DATA LINES:
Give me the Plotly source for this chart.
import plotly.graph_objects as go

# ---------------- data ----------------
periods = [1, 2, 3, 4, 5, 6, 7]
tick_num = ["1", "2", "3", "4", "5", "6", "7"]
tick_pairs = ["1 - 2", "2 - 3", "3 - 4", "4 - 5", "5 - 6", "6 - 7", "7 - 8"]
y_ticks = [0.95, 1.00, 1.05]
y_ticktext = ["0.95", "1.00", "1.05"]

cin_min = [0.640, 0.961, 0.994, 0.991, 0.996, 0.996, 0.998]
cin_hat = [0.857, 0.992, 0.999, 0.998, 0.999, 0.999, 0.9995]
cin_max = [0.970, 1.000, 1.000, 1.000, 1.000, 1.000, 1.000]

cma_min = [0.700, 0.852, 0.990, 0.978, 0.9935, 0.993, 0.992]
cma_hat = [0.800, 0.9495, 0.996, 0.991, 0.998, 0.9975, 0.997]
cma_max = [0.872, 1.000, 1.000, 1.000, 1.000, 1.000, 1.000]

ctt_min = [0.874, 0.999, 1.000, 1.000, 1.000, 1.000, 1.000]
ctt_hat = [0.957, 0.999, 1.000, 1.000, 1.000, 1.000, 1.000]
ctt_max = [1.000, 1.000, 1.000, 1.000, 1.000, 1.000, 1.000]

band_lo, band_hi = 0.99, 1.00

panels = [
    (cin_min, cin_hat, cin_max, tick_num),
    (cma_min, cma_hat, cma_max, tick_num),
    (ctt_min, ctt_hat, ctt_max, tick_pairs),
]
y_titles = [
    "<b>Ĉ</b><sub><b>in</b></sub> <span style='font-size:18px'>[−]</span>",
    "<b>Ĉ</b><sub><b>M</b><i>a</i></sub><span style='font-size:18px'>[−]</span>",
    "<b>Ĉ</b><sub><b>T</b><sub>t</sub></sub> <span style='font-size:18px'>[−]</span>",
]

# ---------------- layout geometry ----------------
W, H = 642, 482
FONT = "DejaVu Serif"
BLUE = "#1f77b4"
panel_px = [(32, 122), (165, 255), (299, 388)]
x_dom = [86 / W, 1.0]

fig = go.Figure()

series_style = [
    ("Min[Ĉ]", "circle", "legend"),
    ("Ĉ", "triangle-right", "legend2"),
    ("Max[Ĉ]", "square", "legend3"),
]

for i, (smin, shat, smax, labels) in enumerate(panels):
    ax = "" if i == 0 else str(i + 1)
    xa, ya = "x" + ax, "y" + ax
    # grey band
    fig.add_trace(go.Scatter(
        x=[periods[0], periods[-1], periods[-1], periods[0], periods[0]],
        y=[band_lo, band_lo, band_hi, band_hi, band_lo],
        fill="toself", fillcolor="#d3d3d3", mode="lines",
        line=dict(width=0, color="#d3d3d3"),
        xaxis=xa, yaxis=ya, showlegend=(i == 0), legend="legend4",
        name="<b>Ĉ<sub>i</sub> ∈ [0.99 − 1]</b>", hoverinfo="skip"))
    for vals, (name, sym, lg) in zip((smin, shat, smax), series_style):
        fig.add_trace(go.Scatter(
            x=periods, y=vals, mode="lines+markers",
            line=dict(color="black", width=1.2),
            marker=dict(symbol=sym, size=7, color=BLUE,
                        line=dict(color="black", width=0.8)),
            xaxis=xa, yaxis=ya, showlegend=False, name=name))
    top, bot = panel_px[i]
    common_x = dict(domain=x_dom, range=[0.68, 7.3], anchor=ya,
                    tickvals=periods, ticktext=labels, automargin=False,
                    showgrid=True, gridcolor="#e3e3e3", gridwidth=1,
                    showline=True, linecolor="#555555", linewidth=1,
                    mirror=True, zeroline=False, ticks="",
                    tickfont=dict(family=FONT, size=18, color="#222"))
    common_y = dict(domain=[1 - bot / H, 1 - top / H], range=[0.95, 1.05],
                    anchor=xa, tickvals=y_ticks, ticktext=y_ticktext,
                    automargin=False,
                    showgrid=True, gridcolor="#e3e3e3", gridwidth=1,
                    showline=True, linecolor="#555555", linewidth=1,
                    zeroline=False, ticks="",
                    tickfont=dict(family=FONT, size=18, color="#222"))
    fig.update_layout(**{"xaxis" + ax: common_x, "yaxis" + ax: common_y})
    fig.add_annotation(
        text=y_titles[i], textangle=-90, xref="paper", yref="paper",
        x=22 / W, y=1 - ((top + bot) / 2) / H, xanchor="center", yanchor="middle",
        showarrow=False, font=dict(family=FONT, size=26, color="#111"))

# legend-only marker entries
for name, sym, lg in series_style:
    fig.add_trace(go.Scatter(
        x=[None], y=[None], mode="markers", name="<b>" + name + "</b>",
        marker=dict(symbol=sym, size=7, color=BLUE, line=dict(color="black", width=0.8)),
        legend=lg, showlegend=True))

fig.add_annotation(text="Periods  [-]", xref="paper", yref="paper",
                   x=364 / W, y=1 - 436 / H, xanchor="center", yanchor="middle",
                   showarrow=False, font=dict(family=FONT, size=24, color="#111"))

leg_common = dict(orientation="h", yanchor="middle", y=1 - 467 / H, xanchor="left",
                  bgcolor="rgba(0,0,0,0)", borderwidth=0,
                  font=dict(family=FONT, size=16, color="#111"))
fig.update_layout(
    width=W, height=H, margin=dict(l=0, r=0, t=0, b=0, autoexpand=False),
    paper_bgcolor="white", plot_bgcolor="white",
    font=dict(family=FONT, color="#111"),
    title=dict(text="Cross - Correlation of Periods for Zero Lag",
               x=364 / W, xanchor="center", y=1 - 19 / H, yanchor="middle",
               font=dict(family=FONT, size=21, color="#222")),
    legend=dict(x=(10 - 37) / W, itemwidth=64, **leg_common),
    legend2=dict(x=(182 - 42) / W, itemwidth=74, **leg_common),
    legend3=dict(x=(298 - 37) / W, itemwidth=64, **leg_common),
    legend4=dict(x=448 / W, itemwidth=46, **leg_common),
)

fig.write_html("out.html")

EXERCISE BRIEF:
Quote each line above in full, word for word.

RESULT OF THE TASK:
Give me the Plotly source for this chart.
import plotly.graph_objects as go

# ---------------- data ----------------
periods = [1, 2, 3, 4, 5, 6, 7]
tick_num = ["1", "2", "3", "4", "5", "6", "7"]
tick_pairs = ["1 - 2", "2 - 3", "3 - 4", "4 - 5", "5 - 6", "6 - 7", "7 - 8"]
y_ticks = [0.95, 1.00, 1.05]
y_ticktext = ["0.95", "1.00", "1.05"]

cin_min = [0.640, 0.961, 0.994, 0.991, 0.996, 0.996, 0.998]
cin_hat = [0.857, 0.992, 0.999, 0.998, 0.999, 0.999, 0.9995]
cin_max = [0.970, 1.000, 1.000, 1.000, 1.000, 1.000, 1.000]

cma_min = [0.700, 0.852, 0.990, 0.978, 0.9935, 0.993, 0.992]
cma_hat = [0.800, 0.9495, 0.996, 0.991, 0.998, 0.9975, 0.997]
cma_max = [0.872, 1.000, 1.000, 1.000, 1.000, 1.000, 1.000]

ctt_min = [0.874, 0.999, 1.000, 1.000, 1.000, 1.000, 1.000]
ctt_hat = [0.957, 0.999, 1.000, 1.000, 1.000, 1.000, 1.000]
ctt_max = [1.000, 1.000, 1.000, 1.000, 1.000, 1.000, 1.000]

band_lo, band_hi = 0.99, 1.00

panels = [
    (cin_min, cin_hat, cin_max, tick_num),
    (cma_min, cma_hat, cma_max, tick_num),
    (ctt_min, ctt_hat, ctt_max, tick_pairs),
]
y_titles = [
    "<b>Ĉ</b><sub><b>in</b></sub> <span style='font-size:18px'>[−]</span>",
    "<b>Ĉ</b><sub><b>M</b><i>a</i></sub><span style='font-size:18px'>[−]</span>",
    "<b>Ĉ</b><sub><b>T</b><sub>t</sub></sub> <span style='font-size:18px'>[−]</span>",
]

# ---------------- layout geometry ----------------
W, H = 642, 482
FONT = "DejaVu Serif"
BLUE = "#1f77b4"
panel_px = [(32, 122), (165, 255), (299, 388)]
x_dom = [86 / W, 1.0]

fig = go.Figure()

series_style = [
    ("Min[Ĉ]", "circle", "legend"),
    ("Ĉ", "triangle-right", "legend2"),
    ("Max[Ĉ]", "square", "legend3"),
]

for i, (smin, shat, smax, labels) in enumerate(panels):
    ax = "" if i == 0 else str(i + 1)
    xa, ya = "x" + ax, "y" + ax
    # grey band
    fig.add_trace(go.Scatter(
        x=[periods[0], periods[-1], periods[-1], periods[0], periods[0]],
        y=[band_lo, band_lo, band_hi, band_hi, band_lo],
        fill="toself", fillcolor="#d3d3d3", mode="lines",
        line=dict(width=0, color="#d3d3d3"),
        xaxis=xa, yaxis=ya, showlegend=(i == 0), legend="legend4",
        name="<b>Ĉ<sub>i</sub> ∈ [0.99 − 1]</b>", hoverinfo="skip"))
    for vals, (name, sym, lg) in zip((smin, shat, smax), series_style):
        fig.add_trace(go.Scatter(
            x=periods, y=vals, mode="lines+markers",
            line=dict(color="black", width=1.2),
            marker=dict(symbol=sym, size=7, color=BLUE,
                        line=dict(color="black", width=0.8)),
            xaxis=xa, yaxis=ya, showlegend=False, name=name))
    top, bot = panel_px[i]
    common_x = dict(domain=x_dom, range=[0.68, 7.3], anchor=ya,
                    tickvals=periods, ticktext=labels, automargin=False,
                    showgrid=True, gridcolor="#e3e3e3", gridwidth=1,
                    showline=True, linecolor="#555555", linewidth=1,
                    mirror=True, zeroline=False, ticks="",
                    tickfont=dict(family=FONT, size=18, color="#222"))
    common_y = dict(domain=[1 - bot / H, 1 - top / H], range=[0.95, 1.05],
                    anchor=xa, tickvals=y_ticks, ticktext=y_ticktext,
                    automargin=False,
                    showgrid=True, gridcolor="#e3e3e3", gridwidth=1,
                    showline=True, linecolor="#555555", linewidth=1,
                    zeroline=False, ticks="",
                    tickfont=dict(family=FONT, size=18, color="#222"))
    fig.update_layout(**{"xaxis" + ax: common_x, "yaxis" + ax: common_y})
    fig.add_annotation(
        text=y_titles[i], textangle=-90, xref="paper", yref="paper",
        x=22 / W, y=1 - ((top + bot) / 2) / H, xanchor="center", yanchor="middle",
        showarrow=False, font=dict(family=FONT, size=26, color="#111"))

# legend-only marker entries
for name, sym, lg in series_style:
    fig.add_trace(go.Scatter(
        x=[None], y=[None], mode="markers", name="<b>" + name + "</b>",
        marker=dict(symbol=sym, size=7, color=BLUE, line=dict(color="black", width=0.8)),
        legend=lg, showlegend=True))

fig.add_annotation(text="Periods  [-]", xref="paper", yref="paper",
                   x=364 / W, y=1 - 436 / H, xanchor="center", yanchor="middle",
                   showarrow=False, font=dict(family=FONT, size=24, color="#111"))

leg_common = dict(orientation="h", yanchor="middle", y=1 - 467 / H, xanchor="left",
                  bgcolor="rgba(0,0,0,0)", borderwidth=0,
                  font=dict(family=FONT, size=16, color="#111"))
fig.update_layout(
    width=W, height=H, margin=dict(l=0, r=0, t=0, b=0, autoexpand=False),
    paper_bgcolor="white", plot_bgcolor="white",
    font=dict(family=FONT, color="#111"),
    title=dict(text="Cross - Correlation of Periods for Zero Lag",
               x=364 / W, xanchor="center", y=1 - 19 / H, yanchor="middle",
               font=dict(family=FONT, size=21, color="#222")),
    legend=dict(x=(10 - 37) / W, itemwidth=64, **leg_common),
    legend2=dict(x=(182 - 42) / W, itemwidth=74, **leg_common),
    legend3=dict(x=(298 - 37) / W, itemwidth=64, **leg_common),
    legend4=dict(x=448 / W, itemwidth=46, **leg_common),
)

fig.write_html("out.html")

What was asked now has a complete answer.